The Future of the English Language as a Global Lingua Franca

Monday, February 20th, 2012 @ 9:10PM

–Article by Tyler McPeek

In some of my classes, students tell me that their professors in non-linguistics classes often wax-philosophical about the inevitability of Chinese as the next global lingua franca.  Sometimes they even present it as an imminent development that has already started to take a foothold, due to the rising economic power of the PRC and the increasing frequency of successful Mandarin speaking students matriculating in American and other Western universities.

I’ve been troubled by this assumption, and its lack of scientific grounding.  In fact, it reminds me very much of other non-scientifically-based assertions about language that were profligate in years gone by, such as the “Eskimos having a hundred words for ‘snow’ in their language” as evidence for how ones environment and culture shapes ones perspective on the world.  Language scientists, namely Geoffrey Pullum, have been crusading ever since, in vein, to try and dispel this fallacy about West Greenlandic Eskimo (which in fact has only 2 root words for the “snow”) ever since.  Still, non-linguistically trained academics of otherwise excellent intellectual quality continue to profligate the fallacy, as it makes for a nice opener to a lecture, talk, or speech.

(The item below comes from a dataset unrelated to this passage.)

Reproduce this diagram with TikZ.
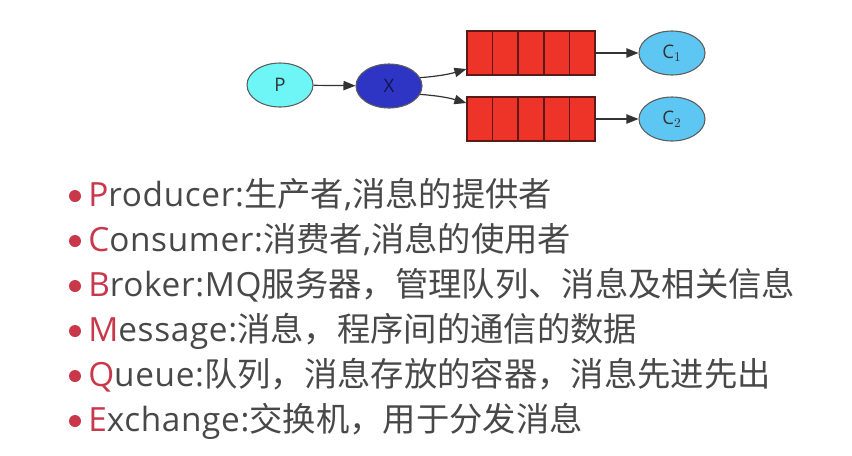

There is little evidence to indicate that Mandarin Chinese is spreading around the world as a candidate for global lingua franca status as either a second or first language.  In fact, the Chinese government has had its hands full with roping in all of the mutually unintelligible languages, or “dialects” as the one-China policy motivated government likes to call them, and their speakers into adopting Mandarin as a national lingua franca at the second language level.  This has not stopped entities from journalists to professors to science fiction writers from making the claim, however, that Chinese is becoming the new global lingua franca.  Not even the most ardent Chinese nationalists themselves or other of the most enthusiastic promoters of the idea that China is the next, obvious, and inevitable super power of the globalized world argue that Chinese is going to be a lingua franca of such a theoretical Chinese-dominated world of the future.  There are many reasons, pointed out by level-headed linguistic realists, like John McWhorter and others, indicate that this is in fact not the likely scenario.  Nearly all of Asia, with China leading the pack, is increasing their English mandatory and voluntary education at a clip that is even faster than the growth of their economies in recent years.  People all over the world are giving up minority and even widely-spoken first languages in favor of the “killer language” suspect number one, English.  Globalization is a one time phenomenon (barring nuclear holocaust or some other catastrophic global tragedy that results in a reset to medieval times and a cessation of global connectivity).  English is the language, for better or worse; fairly or unfairly; through pure incidence of circumstance perhaps, that is carrying us through this warp speed transition from unconnected world to globalized, connected, united world status.  Internet, academic publication, road sign standards, public safety announcements, the global trade language, scientific standards and collaborative organizations, international language of air traffic control, and on and on—all English!

Friends and colleagues, I say this not out of self interest or linguistic pride, though I am a native speaker of Standard American English: English is here to stay.  All scientific evidence points to such a conclusion, and we are obligated as language scientists to proffer hypotheses and theories about our linguistic futures that are based on data analysis and application of the scientific method.  English is the communication tool, for the foreseeable future, of this new, emerging globalized world.  We have been assured in the not too distant past of the near-future global dominance rise of Russia, then Japan, as well as the continued dominance of America.  We are now assured by the popular media and pop-anthropologists of the day of the inevitability of the Chinese global super power.  They may well be right or wrong in this most recent assertion.  If that is the case, or if through twist of fate China stumbles as others did and Africa or some other struggling developer emerges as the new contender for replacement of American economic hegemony, we need to heed what history has taught us about government or other powerful entities’ attempts to assert control over natural language change—namely, it cannot be controlled, but instead is governed by natural forces.  These forces, when studied objectively, indicate that the English infrastructure currently being put in place for global communication into the future will be the tool of any future super power—whether it be China, the EU, Africa, the United Nations, or even a new Latino ethnic majority United States of America.  Any power that assumes the economic and military power mantel of this newly minted globalized world will use English as the language of government, to pass on their marching orders and profligate their “soft power,” whether it be their first or second language, by choice of planning or no.  English (in whatever form it exists by that time) will be the coded language of this new shining or tarnished world of the future, and the new leaders will be forced to use this code to propel and churn this new mechanism effectively.